### DIRECTIONS FOR THIS TASK
Copy all of the material word for word, except for the pictures.

### GIVEN DATA

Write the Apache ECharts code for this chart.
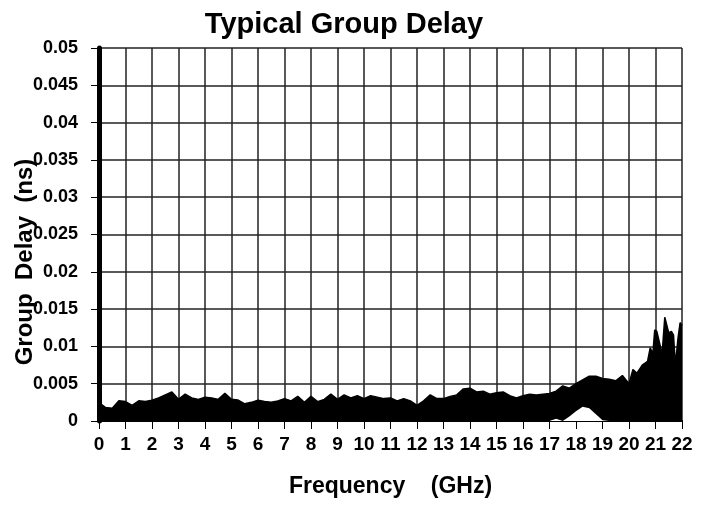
<!DOCTYPE html>
<html>
<head>
<meta charset="utf-8">
<script src="https://cdn.jsdelivr.net/npm/echarts@6/dist/echarts.min.js"></script>
<style>
  html, body { margin: 0; padding: 0; background: #fff; }
  #chart { width: 710px; height: 506px; }
</style>
</head>
<body>
<div id="chart"></div>
<script>
// frequency points (GHz)
const freq = [
  0, 0.1, 0.25, 0.5, 0.75, 1, 1.25, 1.5, 1.75, 2, 2.25, 2.5, 2.75, 3, 3.25, 3.5, 3.75,
  4, 4.25, 4.5, 4.75, 5, 5.25, 5.5, 5.75, 6, 6.25, 6.5, 6.75, 7, 7.25, 7.5, 7.75,
  8, 8.25, 8.5, 8.75, 9, 9.25, 9.5, 9.75, 10, 10.25, 10.5, 10.75, 11, 11.25, 11.5, 11.75,
  12, 12.25, 12.5, 12.75, 13, 13.25, 13.5, 13.75, 14, 14.25, 14.5, 14.75, 15, 15.25, 15.5, 15.75,
  16, 16.25, 16.5, 16.75, 17, 17.25, 17.5, 17.75, 18, 18.25, 18.5, 18.75, 19, 19.25, 19.5, 19.75,
  20, 20.15, 20.3, 20.5, 20.7, 20.8, 20.9, 20.97, 21.05, 21.15, 21.25, 21.35, 21.42, 21.5,
  21.6, 21.68, 21.75, 21.85, 21.93, 22
];
// top edge of the black band (ns)
const upper = [
  0.0021, 0.0022, 0.0018, 0.0017, 0.0027, 0.0026, 0.0021, 0.0027, 0.0026, 0.0028, 0.0031, 0.0035, 0.0039, 0.0029, 0.0036, 0.0031, 0.0029,
  0.0032, 0.0031, 0.0029, 0.0037, 0.0029, 0.0028, 0.0023, 0.0025, 0.0028, 0.0026, 0.0025, 0.0027, 0.0030, 0.0027, 0.0033, 0.0025,
  0.0033, 0.0026, 0.0029, 0.0036, 0.0029, 0.0035, 0.0031, 0.0034, 0.0030, 0.0034, 0.0032, 0.0030, 0.0031, 0.0027, 0.0030, 0.0027,
  0.0021, 0.0027, 0.0035, 0.0030, 0.0030, 0.0033, 0.0035, 0.0043, 0.0044, 0.0039, 0.0040, 0.0036, 0.0038, 0.0039, 0.0034, 0.0031,
  0.0034, 0.0036, 0.0035, 0.0036, 0.0037, 0.0040, 0.0047, 0.0044, 0.0050, 0.0055, 0.0060, 0.0060, 0.0057, 0.0056, 0.0054, 0.0061,
  0.0050, 0.0069, 0.0064, 0.0075, 0.0080, 0.0098, 0.0090, 0.0122, 0.0120, 0.0105, 0.0090, 0.0139, 0.0140, 0.0118,
  0.0120, 0.0115, 0.0075, 0.0111, 0.0132, 0.0128
];
// bottom edge of the band (the gap near 18 GHz)
const lower = [
  0, 0, 0, 0, 0, 0, 0, 0, 0, 0, 0, 0, 0, 0, 0, 0, 0,
  0, 0, 0, 0, 0, 0, 0, 0, 0, 0, 0, 0, 0, 0, 0, 0,
  0, 0, 0, 0, 0, 0, 0, 0, 0, 0, 0, 0, 0, 0, 0, 0,
  0, 0, 0, 0, 0, 0, 0, 0, 0, 0, 0, 0, 0, 0, 0, 0,
  0, 0, 0, 0, 0, 0.0003, 0, 0.0006, 0.0013, 0.0019, 0.0017, 0.0009, 0.0001, 0, 0, 0,
  0, 0, 0, 0, 0, 0, 0, 0, 0, 0, 0, 0, 0, 0,
  0, 0, 0, 0, 0, 0
];
const xTicks = { min: 0, max: 22, step: 1 };
const yTicks = { min: 0, max: 0.05, step: 0.005 };

const font = "'Liberation Sans', Arial, sans-serif";

const chart = echarts.init(document.getElementById('chart'));
const option = {
  animation: false,
  backgroundColor: '#fff',
  title: {
    text: 'Typical Group Delay',
    left: 339,
    top: 5,
    textAlign: 'center',
    textStyle: { fontFamily: font, fontWeight: 'bold', fontSize: 29, color: '#000' }
  },
  graphic: [{
    type: 'text',
    x: 25,
    y: 262,
    rotation: Math.PI / 2,
    style: {
      text: 'Group  Delay  (ns)',
      font: "bold 24px 'Liberation Sans', Arial, sans-serif",
      fill: '#000',
      align: 'center',
      verticalAlign: 'middle'
    }
  }],
  grid: { left: 99, right: 28, top: 48, bottom: 85 },
  xAxis: {
    type: 'value',
    min: xTicks.min,
    max: xTicks.max,
    interval: xTicks.step,
    name: 'Frequency    (GHz)',
    nameLocation: 'middle',
    nameGap: 54,
    nameTextStyle: { fontFamily: font, fontWeight: 'bold', fontSize: 23, color: '#000' },
    axisLine: { lineStyle: { color: '#000', width: 2 } },
    axisTick: { length: 8, lineStyle: { color: '#000', width: 1 } },
    axisLabel: { margin: 14, fontFamily: font, fontWeight: 'bold', fontSize: 19, color: '#000' },
    splitLine: { show: true, lineStyle: { color: '#222', width: 1.5 } }
  },
  yAxis: {
    type: 'value',
    min: yTicks.min,
    max: yTicks.max,
    interval: yTicks.step,
    axisLine: { show: true, lineStyle: { color: '#000', width: 5 } },
    axisTick: { show: true, length: 8, lineStyle: { color: '#000', width: 1 } },
    axisLabel: { margin: 21, fontFamily: font, fontWeight: 'bold', fontSize: 18, color: '#000' },
    splitLine: { show: true, lineStyle: { color: '#222', width: 1.5 } }
  },
  series: [
    {
      name: 'upper',
      type: 'line',
      data: freq.map((f, i) => [f, upper[i]]),
      symbol: 'none',
      lineStyle: { color: '#000', width: 1.5 },
      areaStyle: { color: '#000', opacity: 1, origin: 'start' },
      z: 3
    },
    {
      name: 'lower',
      type: 'line',
      data: freq.map((f, i) => [f, lower[i]]),
      symbol: 'none',
      lineStyle: { width: 0, opacity: 0 },
      areaStyle: { color: '#fff', opacity: 1, origin: 'start' },
      z: 4
    }
  ]
};
chart.setOption(option);
</script>
</body>
</html>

######

### SOLUTION TO THE PROBLEM
Write the Apache ECharts code for this chart.
<!DOCTYPE html>
<html>
<head>
<meta charset="utf-8">
<script src="https://cdn.jsdelivr.net/npm/echarts@6/dist/echarts.min.js"></script>
<style>
  html, body { margin: 0; padding: 0; background: #fff; }
  #chart { width: 710px; height: 506px; }
</style>
</head>
<body>
<div id="chart"></div>
<script>
// frequency points (GHz)
const freq = [
  0, 0.1, 0.25, 0.5, 0.75, 1, 1.25, 1.5, 1.75, 2, 2.25, 2.5, 2.75, 3, 3.25, 3.5, 3.75,
  4, 4.25, 4.5, 4.75, 5, 5.25, 5.5, 5.75, 6, 6.25, 6.5, 6.75, 7, 7.25, 7.5, 7.75,
  8, 8.25, 8.5, 8.75, 9, 9.25, 9.5, 9.75, 10, 10.25, 10.5, 10.75, 11, 11.25, 11.5, 11.75,
  12, 12.25, 12.5, 12.75, 13, 13.25, 13.5, 13.75, 14, 14.25, 14.5, 14.75, 15, 15.25, 15.5, 15.75,
  16, 16.25, 16.5, 16.75, 17, 17.25, 17.5, 17.75, 18, 18.25, 18.5, 18.75, 19, 19.25, 19.5, 19.75,
  20, 20.15, 20.3, 20.5, 20.7, 20.8, 20.9, 20.97, 21.05, 21.15, 21.25, 21.35, 21.42, 21.5,
  21.6, 21.68, 21.75, 21.85, 21.93, 22
];
// top edge of the black band (ns)
const upper = [
  0.0021, 0.0022, 0.0018, 0.0017, 0.0027, 0.0026, 0.0021, 0.0027, 0.0026, 0.0028, 0.0031, 0.0035, 0.0039, 0.0029, 0.0036, 0.0031, 0.0029,
  0.0032, 0.0031, 0.0029, 0.0037, 0.0029, 0.0028, 0.0023, 0.0025, 0.0028, 0.0026, 0.0025, 0.0027, 0.0030, 0.0027, 0.0033, 0.0025,
  0.0033, 0.0026, 0.0029, 0.0036, 0.0029, 0.0035, 0.0031, 0.0034, 0.0030, 0.0034, 0.0032, 0.0030, 0.0031, 0.0027, 0.0030, 0.0027,
  0.0021, 0.0027, 0.0035, 0.0030, 0.0030, 0.0033, 0.0035, 0.0043, 0.0044, 0.0039, 0.0040, 0.0036, 0.0038, 0.0039, 0.0034, 0.0031,
  0.0034, 0.0036, 0.0035, 0.0036, 0.0037, 0.0040, 0.0047, 0.0044, 0.0050, 0.0055, 0.0060, 0.0060, 0.0057, 0.0056, 0.0054, 0.0061,
  0.0050, 0.0069, 0.0064, 0.0075, 0.0080, 0.0098, 0.0090, 0.0122, 0.0120, 0.0105, 0.0090, 0.0139, 0.0140, 0.0118,
  0.0120, 0.0115, 0.0075, 0.0111, 0.0132, 0.0128
];
// bottom edge of the band (the gap near 18 GHz)
const lower = [
  0, 0, 0, 0, 0, 0, 0, 0, 0, 0, 0, 0, 0, 0, 0, 0, 0,
  0, 0, 0, 0, 0, 0, 0, 0, 0, 0, 0, 0, 0, 0, 0, 0,
  0, 0, 0, 0, 0, 0, 0, 0, 0, 0, 0, 0, 0, 0, 0, 0,
  0, 0, 0, 0, 0, 0, 0, 0, 0, 0, 0, 0, 0, 0, 0, 0,
  0, 0, 0, 0, 0, 0.0003, 0, 0.0006, 0.0013, 0.0019, 0.0017, 0.0009, 0.0001, 0, 0, 0,
  0, 0, 0, 0, 0, 0, 0, 0, 0, 0, 0, 0, 0, 0,
  0, 0, 0, 0, 0, 0
];
const xTicks = { min: 0, max: 22, step: 1 };
const yTicks = { min: 0, max: 0.05, step: 0.005 };

const font = "'Liberation Sans', Arial, sans-serif";

const chart = echarts.init(document.getElementById('chart'));
const option = {
  animation: false,
  backgroundColor: '#fff',
  title: {
    text: 'Typical Group Delay',
    left: 339,
    top: 5,
    textAlign: 'center',
    textStyle: { fontFamily: font, fontWeight: 'bold', fontSize: 29, color: '#000' }
  },
  graphic: [{
    type: 'text',
    x: 25,
    y: 262,
    rotation: Math.PI / 2,
    style: {
      text: 'Group  Delay  (ns)',
      font: "bold 24px 'Liberation Sans', Arial, sans-serif",
      fill: '#000',
      align: 'center',
      verticalAlign: 'middle'
    }
  }],
  grid: { left: 99, right: 28, top: 48, bottom: 85 },
  xAxis: {
    type: 'value',
    min: xTicks.min,
    max: xTicks.max,
    interval: xTicks.step,
    name: 'Frequency    (GHz)',
    nameLocation: 'middle',
    nameGap: 54,
    nameTextStyle: { fontFamily: font, fontWeight: 'bold', fontSize: 23, color: '#000' },
    axisLine: { lineStyle: { color: '#000', width: 2 } },
    axisTick: { length: 8, lineStyle: { color: '#000', width: 1 } },
    axisLabel: { margin: 14, fontFamily: font, fontWeight: 'bold', fontSize: 19, color: '#000' },
    splitLine: { show: true, lineStyle: { color: '#222', width: 1.5 } }
  },
  yAxis: {
    type: 'value',
    min: yTicks.min,
    max: yTicks.max,
    interval: yTicks.step,
    axisLine: { show: true, lineStyle: { color: '#000', width: 5 } },
    axisTick: { show: true, length: 8, lineStyle: { color: '#000', width: 1 } },
    axisLabel: { margin: 21, fontFamily: font, fontWeight: 'bold', fontSize: 18, color: '#000' },
    splitLine: { show: true, lineStyle: { color: '#222', width: 1.5 } }
  },
  series: [
    {
      name: 'upper',
      type: 'line',
      data: freq.map((f, i) => [f, upper[i]]),
      symbol: 'none',
      lineStyle: { color: '#000', width: 1.5 },
      areaStyle: { color: '#000', opacity: 1, origin: 'start' },
      z: 3
    },
    {
      name: 'lower',
      type: 'line',
      data: freq.map((f, i) => [f, lower[i]]),
      symbol: 'none',
      lineStyle: { width: 0, opacity: 0 },
      areaStyle: { color: '#fff', opacity: 1, origin: 'start' },
      z: 4
    }
  ]
};
chart.setOption(option);
</script>
</body>
</html>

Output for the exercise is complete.